### [EXERCISE BRIEF]
Retype only what runs from the first line of the listing to the line holding "nodes.append((np.mean(xs), hh))", both included. Do not retype the pictures.

### [GIVEN MATERIAL]
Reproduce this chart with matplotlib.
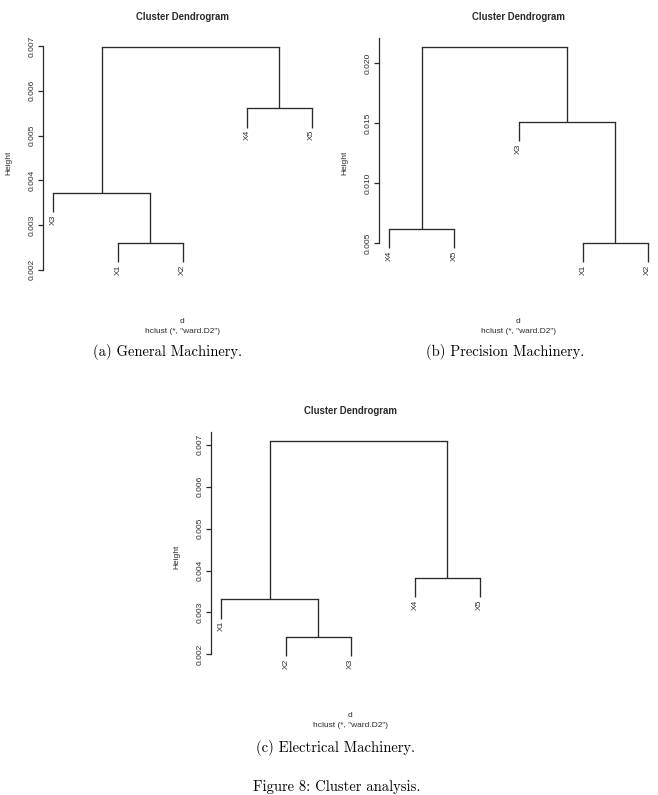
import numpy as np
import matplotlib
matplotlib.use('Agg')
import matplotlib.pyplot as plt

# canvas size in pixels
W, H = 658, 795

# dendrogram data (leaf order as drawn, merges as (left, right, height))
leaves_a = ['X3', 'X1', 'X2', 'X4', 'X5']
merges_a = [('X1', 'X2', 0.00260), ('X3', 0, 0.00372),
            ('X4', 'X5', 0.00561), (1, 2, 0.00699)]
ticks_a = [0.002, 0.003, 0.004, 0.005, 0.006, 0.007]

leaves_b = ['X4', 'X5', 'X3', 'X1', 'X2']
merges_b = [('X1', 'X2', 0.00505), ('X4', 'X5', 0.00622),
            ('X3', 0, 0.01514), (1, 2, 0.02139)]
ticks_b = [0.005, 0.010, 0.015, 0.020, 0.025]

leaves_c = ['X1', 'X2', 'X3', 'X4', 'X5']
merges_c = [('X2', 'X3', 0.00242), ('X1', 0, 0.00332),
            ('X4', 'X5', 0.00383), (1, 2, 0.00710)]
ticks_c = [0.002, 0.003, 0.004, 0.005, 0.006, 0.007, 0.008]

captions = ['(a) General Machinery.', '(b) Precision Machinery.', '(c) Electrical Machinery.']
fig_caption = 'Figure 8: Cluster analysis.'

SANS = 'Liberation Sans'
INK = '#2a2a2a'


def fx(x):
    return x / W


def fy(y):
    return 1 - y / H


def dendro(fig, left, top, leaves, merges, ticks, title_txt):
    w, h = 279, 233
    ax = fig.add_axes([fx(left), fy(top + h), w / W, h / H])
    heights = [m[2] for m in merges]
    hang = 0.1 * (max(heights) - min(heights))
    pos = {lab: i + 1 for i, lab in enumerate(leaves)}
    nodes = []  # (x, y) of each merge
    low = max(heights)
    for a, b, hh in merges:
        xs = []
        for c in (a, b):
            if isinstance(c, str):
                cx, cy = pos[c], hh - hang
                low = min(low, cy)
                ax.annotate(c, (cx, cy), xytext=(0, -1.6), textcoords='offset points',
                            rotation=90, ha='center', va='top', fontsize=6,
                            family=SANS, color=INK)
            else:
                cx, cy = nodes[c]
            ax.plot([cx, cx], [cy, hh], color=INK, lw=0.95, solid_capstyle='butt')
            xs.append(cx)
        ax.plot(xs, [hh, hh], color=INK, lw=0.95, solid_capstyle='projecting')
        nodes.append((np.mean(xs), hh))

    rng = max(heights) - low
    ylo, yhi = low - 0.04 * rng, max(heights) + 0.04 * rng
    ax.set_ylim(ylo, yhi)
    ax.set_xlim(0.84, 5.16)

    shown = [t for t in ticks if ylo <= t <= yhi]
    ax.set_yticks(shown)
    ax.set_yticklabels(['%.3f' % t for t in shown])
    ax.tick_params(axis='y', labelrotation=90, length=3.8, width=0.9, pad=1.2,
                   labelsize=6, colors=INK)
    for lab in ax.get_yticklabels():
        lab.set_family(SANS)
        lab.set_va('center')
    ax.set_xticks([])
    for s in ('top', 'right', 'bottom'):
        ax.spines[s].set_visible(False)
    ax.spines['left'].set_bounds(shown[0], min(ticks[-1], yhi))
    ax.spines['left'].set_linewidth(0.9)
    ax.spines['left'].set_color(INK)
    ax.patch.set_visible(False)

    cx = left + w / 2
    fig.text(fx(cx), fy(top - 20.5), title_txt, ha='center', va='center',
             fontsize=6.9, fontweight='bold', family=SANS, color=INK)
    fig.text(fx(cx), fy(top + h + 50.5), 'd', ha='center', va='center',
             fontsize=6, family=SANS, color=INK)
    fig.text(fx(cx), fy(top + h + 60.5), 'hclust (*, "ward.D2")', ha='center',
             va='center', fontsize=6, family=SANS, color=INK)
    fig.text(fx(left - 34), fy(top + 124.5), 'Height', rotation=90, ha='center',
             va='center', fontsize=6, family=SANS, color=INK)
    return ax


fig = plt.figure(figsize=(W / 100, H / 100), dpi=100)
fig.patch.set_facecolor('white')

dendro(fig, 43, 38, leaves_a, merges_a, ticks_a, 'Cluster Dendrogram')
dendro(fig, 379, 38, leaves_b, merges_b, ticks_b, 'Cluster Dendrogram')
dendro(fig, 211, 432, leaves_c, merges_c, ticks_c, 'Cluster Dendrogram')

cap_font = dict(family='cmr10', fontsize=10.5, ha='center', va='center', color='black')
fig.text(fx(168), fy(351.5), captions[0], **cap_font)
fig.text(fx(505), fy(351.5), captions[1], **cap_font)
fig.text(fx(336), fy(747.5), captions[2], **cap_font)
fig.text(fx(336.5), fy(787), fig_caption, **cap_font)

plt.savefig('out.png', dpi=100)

### [OUTPUT BELOW]
Reproduce this chart with matplotlib.
import numpy as np
import matplotlib
matplotlib.use('Agg')
import matplotlib.pyplot as plt

# canvas size in pixels
W, H = 658, 795

# dendrogram data (leaf order as drawn, merges as (left, right, height))
leaves_a = ['X3', 'X1', 'X2', 'X4', 'X5']
merges_a = [('X1', 'X2', 0.00260), ('X3', 0, 0.00372),
            ('X4', 'X5', 0.00561), (1, 2, 0.00699)]
ticks_a = [0.002, 0.003, 0.004, 0.005, 0.006, 0.007]

leaves_b = ['X4', 'X5', 'X3', 'X1', 'X2']
merges_b = [('X1', 'X2', 0.00505), ('X4', 'X5', 0.00622),
            ('X3', 0, 0.01514), (1, 2, 0.02139)]
ticks_b = [0.005, 0.010, 0.015, 0.020, 0.025]

leaves_c = ['X1', 'X2', 'X3', 'X4', 'X5']
merges_c = [('X2', 'X3', 0.00242), ('X1', 0, 0.00332),
            ('X4', 'X5', 0.00383), (1, 2, 0.00710)]
ticks_c = [0.002, 0.003, 0.004, 0.005, 0.006, 0.007, 0.008]

captions = ['(a) General Machinery.', '(b) Precision Machinery.', '(c) Electrical Machinery.']
fig_caption = 'Figure 8: Cluster analysis.'

SANS = 'Liberation Sans'
INK = '#2a2a2a'


def fx(x):
    return x / W


def fy(y):
    return 1 - y / H


def dendro(fig, left, top, leaves, merges, ticks, title_txt):
    w, h = 279, 233
    ax = fig.add_axes([fx(left), fy(top + h), w / W, h / H])
    heights = [m[2] for m in merges]
    hang = 0.1 * (max(heights) - min(heights))
    pos = {lab: i + 1 for i, lab in enumerate(leaves)}
    nodes = []  # (x, y) of each merge
    low = max(heights)
    for a, b, hh in merges:
        xs = []
        for c in (a, b):
            if isinstance(c, str):
                cx, cy = pos[c], hh - hang
                low = min(low, cy)
                ax.annotate(c, (cx, cy), xytext=(0, -1.6), textcoords='offset points',
                            rotation=90, ha='center', va='top', fontsize=6,
                            family=SANS, color=INK)
            else:
                cx, cy = nodes[c]
            ax.plot([cx, cx], [cy, hh], color=INK, lw=0.95, solid_capstyle='butt')
            xs.append(cx)
        ax.plot(xs, [hh, hh], color=INK, lw=0.95, solid_capstyle='projecting')
        nodes.append((np.mean(xs), hh))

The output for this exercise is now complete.